À ce moment-là, les conducteurs étaient en colère. Certains ont dit aux trois officiers qui gardaient le poste qu’ils voulaient simplement traverser. À leur tour, les policiers ont promis de les arrêter.

Un supérieur est arrivé et l’un des membres de mon équipe a expliqué notre situation désespérée. C’est une compétition internationale, disait-il. Nous avons des journalistes, que vont-ils bien pouvoir écrire ? Le supérieur a menacé de la sanctionner parce que j’étais en train de prendre des photos. « C’est un lieu public, je peux prendre des photos si je le veux », me suis-je justifié. « Pas dans la République du Kazakhstan », a-t-il répondu.
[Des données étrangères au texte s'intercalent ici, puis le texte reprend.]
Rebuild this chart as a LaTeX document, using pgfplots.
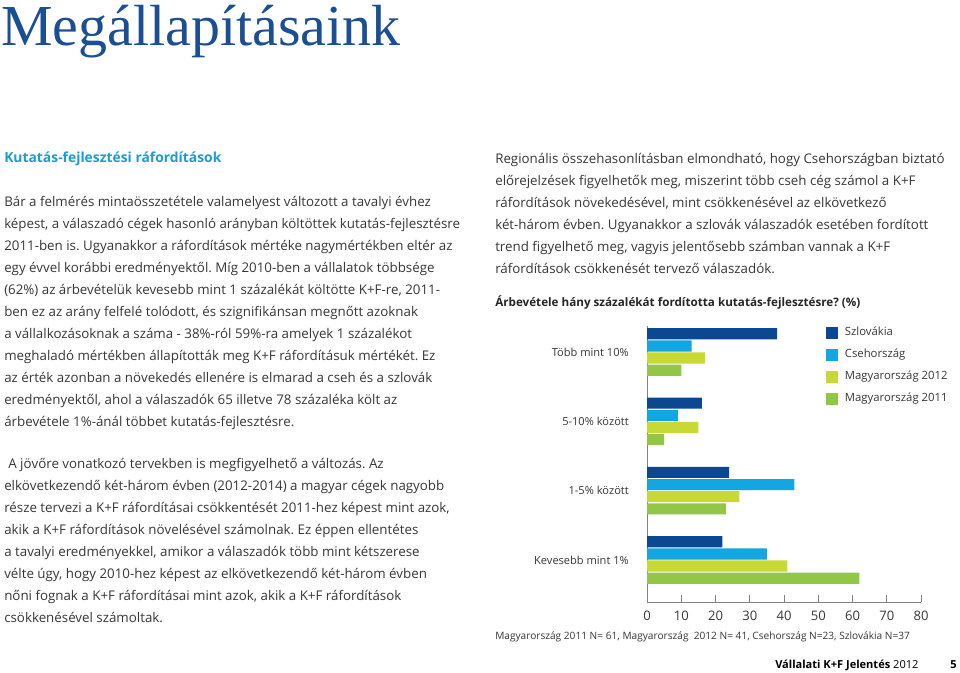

Alors que je m’imaginais en train d’écrire un blog du fond d’une cellule d’une prison au Kazakhstan, une voix retentit pour avertir que des policiers étaient bloqués dans la neige. Nous avons envoyé nos tout terrain à leur secours et, bientôt, nous étions en train de dégager leurs véhicules. Ces policiers n’avaient rien contre le fait d’être photographiés, l’un d’eux m’a même décoché un sourire.

Crédit photo : Artem Zagorodnov.

Lorsque nous sommes revenus sur la route, les policiers regardaient ailleurs lorsque nos tout terrain ont calmement passé leur poste de contrôle. À environ minuit, nous avions traversé la frontière russe et roulions vers Ruyan.

Après mûres réflexions, j’ai compris pourquoi les policiers avaient barré cette route. La météo ne s’était pas améliorée et la plupart du temps, nous roulions dans le blizzard.

Dans des circonstances normales, seul un fou serait sorti par ce temps. Le vent souffle constamment et les bords de routes sont jonchés de voitures et de camions (nous en avons dégagé trois aujourd’hui et certains accidents ont l’air grave). De plus, nos fenêtres et nos portières sont complètement gelées, je dois toujours ouvrir la porte avec mon épaule pour dégager la glace.

La visibilité est parfois tellement mauvaise que nous roulons littéralement dans un nuage tout blanc et les phares antibrouillard ne sont d’aucune utilité.

J’ai également appris que la première équipe avec laquelle je roulais, Trust, avait eu un accident. Il n’y a pas eu de blessé ce qui est plutôt miraculeux parce que l’une des voitures a été complètement détruite après avoir heurté un camion de plein fouet. Cela nous rappelle à tous les dangers permanents que nous affrontons au nom de l’esprit d’équipe.